By L&T Publisher Earl Watt
Not long ago, then Liberal City Commissioner Charles Craig suggested that Liberal should consider filing bankruptcy since Trailmobile left the city with near $20 million of debt.
Instead of choosing that option, the voters opted for a four-tenths of a cent sales tax, and in a few short years the Trailmobile debt was retired, the building was sold, and the thoughts of bankruptcy faded into history.
That’s not the case for Detroit.
The Motor City has taken the tough road to bankruptcy court, a move that will be another major financial burden to a city that has such a massive debt load that no one knows exactly how much the city owes.
Estimates have the number at around $23 billion for a city that has 713,777 residents according to the Census Bureau.
Detroit has seen its population steadily decline for 63 years from its height of 1.8 million in 1950.
By the 1970s, Detroit shrank to 1.5 million and is now half the city it was 40 years ago.
How can other cities, or even states, learn some lessons from Detroit so that their fate will not be shared by others?
Here are a few lessons we should all take from Detroit:
1. Pie in the sky retirement plans will crush you.
The City of Detroit, like many across the United States, offered benefits worthy of Pharoahs at the height of the Egyptian empire.
Once a public employee qualified for retirement, the unions and politicians made sure they were set for life.
With health benefits and pensions that few, if any, public businesses could match, Detroit retirees lived in a lap of luxury, receiving their regular paychecks along with the rest of the workforce.
Here is the problem: Detroit has 10,000 public employees, but 20,000 retired employees.
How can the taxpayers ever support twice as many retirees as regular workers?
Take any other business in America and imagine what it would cost if that business had to support a workforce three times the size of what it actually took to produce the product.
But public entities don’t have to worry about that because those pensions are tax-funded. All it takes is a few more mills on the levy, and the golden pension plans get paid.
Eventually, however, the taxpayers can no longer support the massive retirement burden.
Detroit isn’t alone in this make-believe retirement system.
The Kansas Public Employee Retirement System, or KPERS, is exactly the same thing. Public employees in Kansas receive extremely disproportionate retirement plans funded by the taxpayers.
As people live longer, but the retirement age stays the same, more and more retirees are being funded a paycheck for the rest of their life at the cost of the rest of the workers.
Much like Detroit, it is a system that will collapse the entire state if changes aren’t made with new employees receiving a contribution toward a retirement plan, but the state’s obligation ending when employment is over.
2. Don’t put all your economic eggs in one basket.
Detroit was completely committed to the auto industry, and when foreign competition started to hone in on the auto market, the city was doomed.
It took six decades before bankruptcy, but the city never made an attempt to diversify beyond the auto makers.

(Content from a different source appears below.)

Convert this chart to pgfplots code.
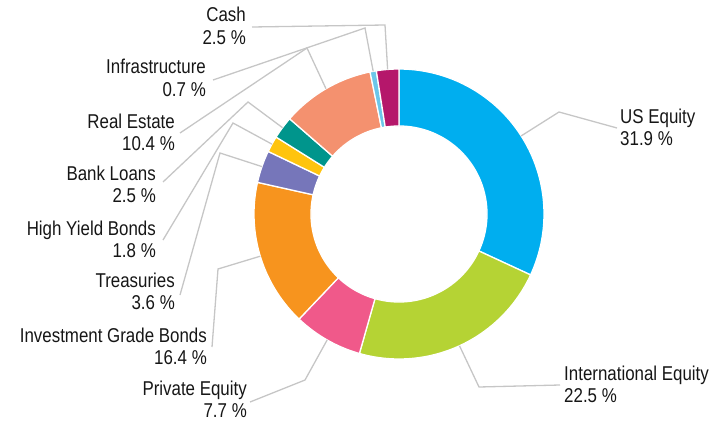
\documentclass[border=0pt]{standalone}
\usepackage{fontspec}
\setmainfont{Liberation Sans}[FakeStretch=0.845]
\usepackage{pgfplots}
\usepackage{pgfplotstable}
\pgfplotsset{compat=1.18}

% slice colours, clockwise from 12 o'clock
\definecolor{c0}{HTML}{00AEEF}
\definecolor{c1}{HTML}{B5D334}
\definecolor{c2}{HTML}{F0598A}
\definecolor{c3}{HTML}{F7941E}
\definecolor{c4}{HTML}{7676BA}
\definecolor{c5}{HTML}{FFC40E}
\definecolor{c6}{HTML}{00958C}
\definecolor{c7}{HTML}{F4916F}
\definecolor{c8}{HTML}{6CC6E9}
\definecolor{c9}{HTML}{B5176B}
\definecolor{leader}{HTML}{C6C6C6}
\definecolor{txt}{HTML}{161616}

% value, leader elbow (ex,ey), leader end (lx,ly), text anchor (tx,ty), side
\pgfplotstableread{
label value ex ey lx ly tx ty side
{US Equity} 31.9 559 112 617 128 620 123 west
{International Equity} 22.5 479 387 560 385 564 380 west
{Private Equity} 7.7 305 380 250 402 247 395 east
{Investment Grade Bonds} 16.4 218 269 212 347 207 342 east
Treasuries 3.6 220 153 180 295 175 287 east
{High Yield Bonds} 1.8 233 123 163 240 156 235 east
{Bank Loans} 2.5 248 102 163 182 156 180 east
{Real Estate} 10.4 307 48 180 133 175 128 east
Infrastructure 0.7 365 28 213 80 206 74 east
Cash 2.5 385 25 252 27 246 22 east
}\alloc

\begin{document}
\begin{tikzpicture}
\begin{axis}[
    width=721bp, height=423bp, scale only axis,
    xmin=0, xmax=721, ymin=0, ymax=423, y dir=reverse,
    hide axis, clip=false,
]
\path (rel axis cs:0,0) rectangle (rel axis cs:1,1);
\def\cx{399}\def\cy{214}\def\ro{145}\def\ri{88}
\def\cum{0}
\pgfplotsforeachungrouped \i in {0,...,9}{%
    \pgfplotstablegetelem{\i}{value}\of\alloc \let\v\pgfplotsretval
    \pgfplotstablegetelem{\i}{label}\of\alloc \let\lab\pgfplotsretval
    \pgfplotstablegetelem{\i}{ex}\of\alloc \let\ex\pgfplotsretval
    \pgfplotstablegetelem{\i}{ey}\of\alloc \let\ey\pgfplotsretval
    \pgfplotstablegetelem{\i}{lx}\of\alloc \let\lx\pgfplotsretval
    \pgfplotstablegetelem{\i}{ly}\of\alloc \let\ly\pgfplotsretval
    \pgfplotstablegetelem{\i}{tx}\of\alloc \let\tx\pgfplotsretval
    \pgfplotstablegetelem{\i}{ty}\of\alloc \let\ty\pgfplotsretval
    \pgfplotstablegetelem{\i}{side}\of\alloc \let\side\pgfplotsretval
    \pgfmathsetmacro{\sa}{90-3.6*\cum}
    \pgfmathsetmacro{\cum}{\cum+\v}
    \pgfmathsetmacro{\ea}{90-3.6*\cum}
    \pgfmathsetmacro{\ma}{(\sa+\ea)/2}
    \pgfmathsetmacro{\px}{\cx+\ro*cos(\ma)}
    \pgfmathsetmacro{\py}{\cy-\ro*sin(\ma)}
    \pgfmathsetmacro{\tyb}{\ty+22.5}
    \edef\temp{%
        \noexpand\fill[fill=c\i, draw=white, line width=1.3bp]
            plot[domain=\sa:\ea, samples=80] ({\cx+\ro*cos(\noexpand\x)},{\cy-\ro*sin(\noexpand\x)})
            -- plot[domain=\ea:\sa, samples=80] ({\cx+\ri*cos(\noexpand\x)},{\cy-\ri*sin(\noexpand\x)})
            -- cycle;
        \noexpand\draw[leader, line width=1.3bp] (\lx,\ly) -- (\ex,\ey) -- (\px,\py);
        \noexpand\node[anchor=base \side, inner sep=0pt, text=txt,
            font=\noexpand\fontsize{20bp}{22bp}\noexpand\selectfont] at (\tx,\ty) {\lab};
        \noexpand\node[anchor=base \side, inner sep=0pt, text=txt,
            font=\noexpand\fontsize{20bp}{22bp}\noexpand\selectfont] at (\tx,\tyb) {\v\space\noexpand\%};
    }%
    \temp
}
\end{axis}
\end{tikzpicture}
\end{document}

Perhaps the lobby was powerful, and the people fearful that suggesting other industries might cause the auto industry to move, but when it benefited the auto industry, they moved, anyway.
That’s the way it works.
Industries will go to where benefits for the company are the best. That opportunity came with the North American Free Trade Agreement (NAFTA).
With cheaper labor in Mexico and Canada, auto makers abandoned Detroit, and its high-priced labor unions, and the Motor City had nothing to fill the void.

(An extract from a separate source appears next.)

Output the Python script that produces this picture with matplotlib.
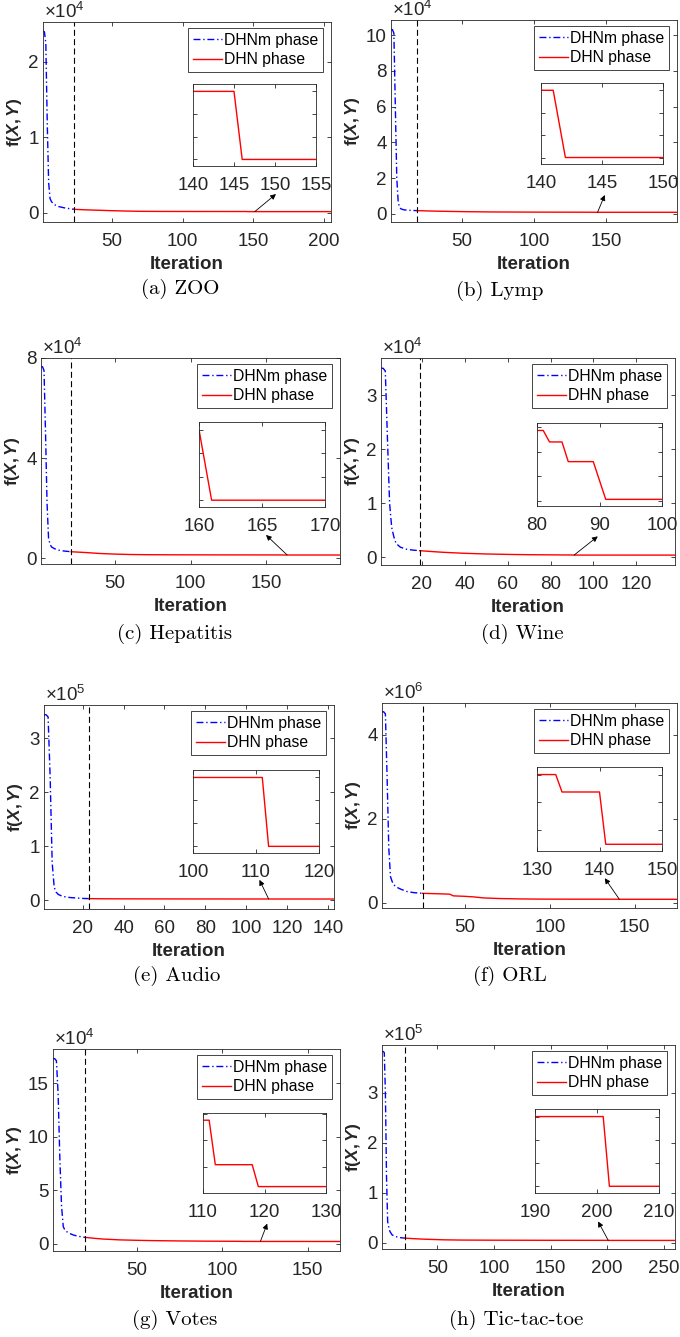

Having a less diversified economy is great when that industry is booming, but when it struggles, the entire city struggles, or dies. Make no mistake, industries will leave at the drop of a hat if they can save money by doing so.
3. Unions can crush a city.
From the labor unions in the automotive industry to unionized public employees, Detroit was a city that catered to their every whim.
Now the world can see the result of that commitment.
The union did not exist for the best interests of Detroit, but for its own self interests. Asking for higher wages, easier working conditions, golden retirement plans and an almost lock-tight system on being able to fire mediocre employees, the unions kept the public salaries high while the city suffered.
They didn’t care.
Still, the unions are trying to blame the banks for financing Detroit’s debt rather than owning up to the truth about unions — they only exist for their own benefit.
Unions who try to protect working conditions are beneficial. Those that try to dig into the pocket of the owners and cause an entire industry, and even a major city, to collapse, are thieves.
There is one truth, Detroit was an experiment in public-side economics, and it failed miserably.
The solution is private-side economics. Run Detroit like a business without union interference, provide contributions toward pension plans, and allow competition to diversify the economy. Hopefully, the rest of us will learn from Detroit’s mistakes and make some changes.